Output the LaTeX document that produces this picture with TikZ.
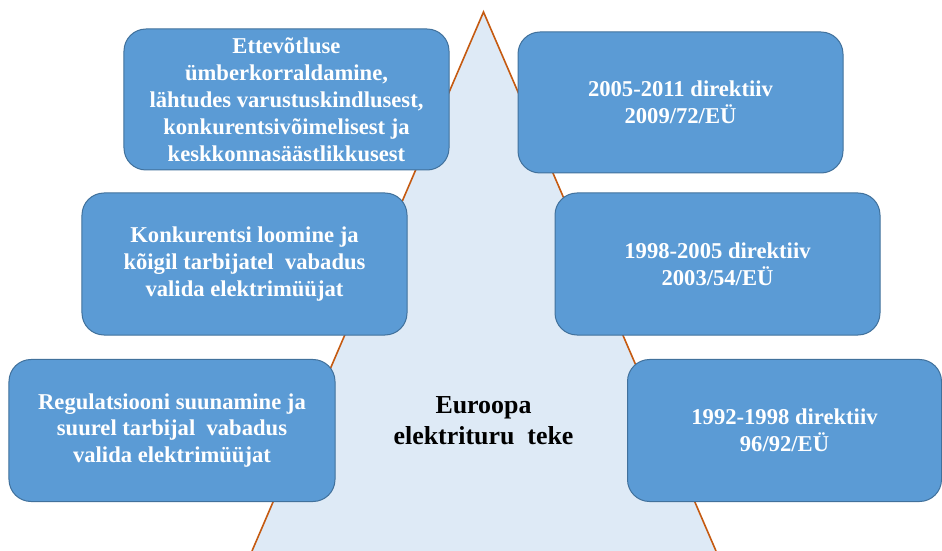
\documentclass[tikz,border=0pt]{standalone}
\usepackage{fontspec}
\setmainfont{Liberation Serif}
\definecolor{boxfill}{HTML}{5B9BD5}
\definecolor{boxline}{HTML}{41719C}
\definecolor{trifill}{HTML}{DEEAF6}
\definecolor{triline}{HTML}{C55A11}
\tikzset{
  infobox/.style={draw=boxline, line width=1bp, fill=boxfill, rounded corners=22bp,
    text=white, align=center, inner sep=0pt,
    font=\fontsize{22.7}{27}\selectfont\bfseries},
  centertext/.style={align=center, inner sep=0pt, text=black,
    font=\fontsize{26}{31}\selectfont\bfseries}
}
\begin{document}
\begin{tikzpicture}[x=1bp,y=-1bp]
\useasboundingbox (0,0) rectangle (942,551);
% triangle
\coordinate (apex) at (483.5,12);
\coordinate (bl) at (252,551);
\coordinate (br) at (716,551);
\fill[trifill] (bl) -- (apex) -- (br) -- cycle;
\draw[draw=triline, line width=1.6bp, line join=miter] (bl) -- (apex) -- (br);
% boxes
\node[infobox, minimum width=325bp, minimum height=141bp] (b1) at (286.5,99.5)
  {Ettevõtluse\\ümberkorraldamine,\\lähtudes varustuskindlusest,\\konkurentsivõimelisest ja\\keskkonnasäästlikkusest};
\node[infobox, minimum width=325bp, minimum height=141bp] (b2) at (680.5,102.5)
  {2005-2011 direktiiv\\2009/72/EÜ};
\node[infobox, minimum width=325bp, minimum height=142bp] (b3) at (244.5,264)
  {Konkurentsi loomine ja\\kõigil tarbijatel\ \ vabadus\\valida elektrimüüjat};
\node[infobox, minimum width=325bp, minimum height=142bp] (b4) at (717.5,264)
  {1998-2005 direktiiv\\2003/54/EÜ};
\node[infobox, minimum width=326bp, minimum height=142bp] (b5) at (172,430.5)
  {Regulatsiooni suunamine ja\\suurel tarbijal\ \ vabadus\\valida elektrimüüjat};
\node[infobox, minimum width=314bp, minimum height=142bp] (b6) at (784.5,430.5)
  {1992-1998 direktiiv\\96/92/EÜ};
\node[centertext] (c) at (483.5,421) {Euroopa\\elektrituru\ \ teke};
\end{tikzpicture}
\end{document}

★ ★ ★ ★ ★ ★ ★

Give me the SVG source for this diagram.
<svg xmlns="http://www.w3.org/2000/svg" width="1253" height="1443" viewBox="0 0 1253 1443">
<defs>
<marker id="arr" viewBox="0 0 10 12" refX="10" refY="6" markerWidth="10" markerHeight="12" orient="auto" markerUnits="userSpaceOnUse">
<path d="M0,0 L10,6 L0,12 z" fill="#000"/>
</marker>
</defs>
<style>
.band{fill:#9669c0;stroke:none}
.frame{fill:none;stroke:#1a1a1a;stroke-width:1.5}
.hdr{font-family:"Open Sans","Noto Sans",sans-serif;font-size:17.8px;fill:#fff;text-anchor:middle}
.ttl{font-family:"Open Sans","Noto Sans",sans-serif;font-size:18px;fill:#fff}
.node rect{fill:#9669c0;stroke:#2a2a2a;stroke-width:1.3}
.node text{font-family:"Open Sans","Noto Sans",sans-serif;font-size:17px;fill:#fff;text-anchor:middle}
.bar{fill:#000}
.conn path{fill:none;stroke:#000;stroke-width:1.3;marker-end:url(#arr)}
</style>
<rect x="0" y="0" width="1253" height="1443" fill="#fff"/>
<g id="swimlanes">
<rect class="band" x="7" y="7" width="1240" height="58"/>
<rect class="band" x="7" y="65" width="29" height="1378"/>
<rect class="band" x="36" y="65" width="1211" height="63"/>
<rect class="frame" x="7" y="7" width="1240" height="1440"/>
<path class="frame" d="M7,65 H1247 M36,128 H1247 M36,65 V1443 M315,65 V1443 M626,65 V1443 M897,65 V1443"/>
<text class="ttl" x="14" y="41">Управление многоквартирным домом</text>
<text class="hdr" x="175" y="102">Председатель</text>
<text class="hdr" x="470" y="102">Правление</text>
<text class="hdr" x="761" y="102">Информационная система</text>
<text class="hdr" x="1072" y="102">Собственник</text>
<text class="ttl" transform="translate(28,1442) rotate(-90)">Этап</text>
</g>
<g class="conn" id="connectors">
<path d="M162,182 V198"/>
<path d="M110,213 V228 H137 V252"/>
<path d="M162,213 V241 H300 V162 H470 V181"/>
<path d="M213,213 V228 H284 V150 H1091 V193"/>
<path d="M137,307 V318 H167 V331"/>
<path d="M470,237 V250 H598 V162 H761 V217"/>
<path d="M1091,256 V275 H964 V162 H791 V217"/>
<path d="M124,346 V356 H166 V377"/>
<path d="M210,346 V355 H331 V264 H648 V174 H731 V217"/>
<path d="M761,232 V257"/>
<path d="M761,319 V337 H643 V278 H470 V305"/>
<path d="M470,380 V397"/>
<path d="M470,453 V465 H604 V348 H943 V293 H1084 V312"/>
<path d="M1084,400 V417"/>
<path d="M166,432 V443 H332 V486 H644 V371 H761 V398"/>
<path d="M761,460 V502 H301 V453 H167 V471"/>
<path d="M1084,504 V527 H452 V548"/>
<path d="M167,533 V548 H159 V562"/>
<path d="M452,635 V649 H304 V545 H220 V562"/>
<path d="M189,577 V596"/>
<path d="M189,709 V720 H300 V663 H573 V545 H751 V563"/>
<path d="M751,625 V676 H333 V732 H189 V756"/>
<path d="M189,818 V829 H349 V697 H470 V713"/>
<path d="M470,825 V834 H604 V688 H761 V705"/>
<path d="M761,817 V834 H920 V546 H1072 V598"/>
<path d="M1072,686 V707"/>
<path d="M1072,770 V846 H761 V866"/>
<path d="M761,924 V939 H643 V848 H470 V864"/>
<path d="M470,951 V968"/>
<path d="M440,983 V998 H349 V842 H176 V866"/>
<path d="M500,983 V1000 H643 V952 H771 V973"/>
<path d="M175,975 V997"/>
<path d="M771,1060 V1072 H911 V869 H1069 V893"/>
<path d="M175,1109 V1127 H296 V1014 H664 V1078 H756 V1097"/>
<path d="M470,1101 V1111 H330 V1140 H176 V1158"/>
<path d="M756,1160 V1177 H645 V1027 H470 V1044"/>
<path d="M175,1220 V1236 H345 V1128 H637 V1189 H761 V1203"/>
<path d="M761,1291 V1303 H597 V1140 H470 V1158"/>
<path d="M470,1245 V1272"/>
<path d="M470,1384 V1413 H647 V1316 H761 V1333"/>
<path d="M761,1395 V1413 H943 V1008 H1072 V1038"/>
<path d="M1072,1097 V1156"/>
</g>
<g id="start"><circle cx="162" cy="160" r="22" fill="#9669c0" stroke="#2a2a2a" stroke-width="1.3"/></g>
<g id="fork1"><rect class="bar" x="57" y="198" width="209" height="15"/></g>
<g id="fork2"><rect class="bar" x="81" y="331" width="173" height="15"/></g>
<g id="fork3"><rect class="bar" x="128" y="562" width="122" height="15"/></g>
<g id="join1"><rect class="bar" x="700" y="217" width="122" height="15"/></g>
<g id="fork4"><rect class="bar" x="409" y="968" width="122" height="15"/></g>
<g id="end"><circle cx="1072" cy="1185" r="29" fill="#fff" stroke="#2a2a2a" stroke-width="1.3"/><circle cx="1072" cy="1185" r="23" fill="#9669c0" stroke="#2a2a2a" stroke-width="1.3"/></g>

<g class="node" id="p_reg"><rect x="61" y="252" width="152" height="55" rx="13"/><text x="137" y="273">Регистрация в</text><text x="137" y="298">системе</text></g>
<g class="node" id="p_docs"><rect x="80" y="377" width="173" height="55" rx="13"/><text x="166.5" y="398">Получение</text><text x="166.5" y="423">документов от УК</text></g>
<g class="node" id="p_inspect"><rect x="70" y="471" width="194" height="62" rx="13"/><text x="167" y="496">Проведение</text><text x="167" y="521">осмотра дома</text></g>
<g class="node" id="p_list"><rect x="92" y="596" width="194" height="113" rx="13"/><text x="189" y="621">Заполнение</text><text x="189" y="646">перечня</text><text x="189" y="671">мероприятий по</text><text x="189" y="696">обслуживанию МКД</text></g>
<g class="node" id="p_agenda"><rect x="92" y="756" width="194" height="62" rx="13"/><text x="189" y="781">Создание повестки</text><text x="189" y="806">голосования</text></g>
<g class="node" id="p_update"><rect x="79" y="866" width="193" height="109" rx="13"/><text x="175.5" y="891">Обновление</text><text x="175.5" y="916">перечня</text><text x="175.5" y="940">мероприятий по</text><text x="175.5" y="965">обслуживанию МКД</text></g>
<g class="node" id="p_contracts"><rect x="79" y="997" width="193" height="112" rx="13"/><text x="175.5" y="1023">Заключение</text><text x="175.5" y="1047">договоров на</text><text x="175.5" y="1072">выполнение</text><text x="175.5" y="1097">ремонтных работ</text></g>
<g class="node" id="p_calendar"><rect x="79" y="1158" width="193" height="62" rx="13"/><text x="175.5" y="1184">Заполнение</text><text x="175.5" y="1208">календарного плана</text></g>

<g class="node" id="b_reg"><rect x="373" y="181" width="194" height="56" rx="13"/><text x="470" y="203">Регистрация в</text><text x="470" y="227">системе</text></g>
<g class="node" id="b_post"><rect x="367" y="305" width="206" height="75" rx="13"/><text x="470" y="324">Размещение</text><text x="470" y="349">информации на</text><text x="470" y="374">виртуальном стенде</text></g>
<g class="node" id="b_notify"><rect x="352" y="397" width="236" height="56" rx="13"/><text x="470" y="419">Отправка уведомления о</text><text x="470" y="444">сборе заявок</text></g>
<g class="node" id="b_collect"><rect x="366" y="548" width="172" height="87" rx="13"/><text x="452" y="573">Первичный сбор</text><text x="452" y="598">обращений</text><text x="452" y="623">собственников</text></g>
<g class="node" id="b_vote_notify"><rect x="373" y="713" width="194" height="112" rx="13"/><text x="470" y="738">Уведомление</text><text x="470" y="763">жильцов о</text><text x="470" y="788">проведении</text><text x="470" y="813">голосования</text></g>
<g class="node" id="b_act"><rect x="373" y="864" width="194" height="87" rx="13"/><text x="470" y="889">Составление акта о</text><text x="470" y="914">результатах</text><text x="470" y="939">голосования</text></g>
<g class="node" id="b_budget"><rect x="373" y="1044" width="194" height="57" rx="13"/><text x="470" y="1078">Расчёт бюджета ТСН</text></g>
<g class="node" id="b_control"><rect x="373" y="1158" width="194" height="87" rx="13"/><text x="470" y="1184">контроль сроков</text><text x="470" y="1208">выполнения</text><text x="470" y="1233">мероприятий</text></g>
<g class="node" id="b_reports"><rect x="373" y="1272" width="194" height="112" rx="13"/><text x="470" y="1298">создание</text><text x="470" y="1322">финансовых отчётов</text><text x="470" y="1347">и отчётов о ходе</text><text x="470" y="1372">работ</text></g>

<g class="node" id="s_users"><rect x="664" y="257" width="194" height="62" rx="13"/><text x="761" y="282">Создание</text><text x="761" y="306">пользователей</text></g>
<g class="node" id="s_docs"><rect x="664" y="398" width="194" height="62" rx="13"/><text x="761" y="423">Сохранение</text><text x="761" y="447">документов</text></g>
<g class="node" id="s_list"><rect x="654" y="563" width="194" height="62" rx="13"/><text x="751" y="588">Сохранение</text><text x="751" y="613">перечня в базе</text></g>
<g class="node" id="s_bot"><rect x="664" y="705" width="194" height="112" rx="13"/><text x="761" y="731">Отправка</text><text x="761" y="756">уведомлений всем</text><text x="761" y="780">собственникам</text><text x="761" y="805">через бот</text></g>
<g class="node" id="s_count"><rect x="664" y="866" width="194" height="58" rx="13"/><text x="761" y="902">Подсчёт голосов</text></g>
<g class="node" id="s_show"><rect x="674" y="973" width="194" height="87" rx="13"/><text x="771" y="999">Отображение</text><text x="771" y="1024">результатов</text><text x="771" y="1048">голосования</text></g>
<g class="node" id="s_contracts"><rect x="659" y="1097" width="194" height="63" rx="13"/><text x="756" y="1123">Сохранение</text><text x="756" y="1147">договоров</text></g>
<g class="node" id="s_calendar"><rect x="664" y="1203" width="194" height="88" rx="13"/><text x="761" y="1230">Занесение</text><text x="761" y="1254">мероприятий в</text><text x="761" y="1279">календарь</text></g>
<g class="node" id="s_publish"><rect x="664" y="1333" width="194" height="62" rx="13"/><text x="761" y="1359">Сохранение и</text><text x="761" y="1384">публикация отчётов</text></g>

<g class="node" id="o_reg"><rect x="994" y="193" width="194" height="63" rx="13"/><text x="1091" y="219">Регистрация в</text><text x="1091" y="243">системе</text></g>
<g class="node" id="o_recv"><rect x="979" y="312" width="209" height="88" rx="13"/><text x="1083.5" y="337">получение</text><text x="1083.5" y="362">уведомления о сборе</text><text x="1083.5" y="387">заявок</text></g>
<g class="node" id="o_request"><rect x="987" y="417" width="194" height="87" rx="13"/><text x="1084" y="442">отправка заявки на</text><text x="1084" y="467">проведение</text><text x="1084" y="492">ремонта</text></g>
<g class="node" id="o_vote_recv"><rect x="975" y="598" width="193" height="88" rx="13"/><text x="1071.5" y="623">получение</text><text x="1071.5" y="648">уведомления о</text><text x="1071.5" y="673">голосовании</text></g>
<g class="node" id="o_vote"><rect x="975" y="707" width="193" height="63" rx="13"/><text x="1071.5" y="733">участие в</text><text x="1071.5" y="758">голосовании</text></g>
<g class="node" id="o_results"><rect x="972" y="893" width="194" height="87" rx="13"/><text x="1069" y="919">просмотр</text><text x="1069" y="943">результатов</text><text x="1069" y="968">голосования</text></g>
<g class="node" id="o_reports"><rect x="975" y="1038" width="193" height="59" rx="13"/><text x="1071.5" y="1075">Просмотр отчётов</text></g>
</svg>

★ ★ ★ ★ ★ ★ ★

Exercise prompt.
From the records above, pull out each line that has "this".

Response.
Output the LaTeX document that produces this picture with TikZ.
Give me the SVG source for this diagram.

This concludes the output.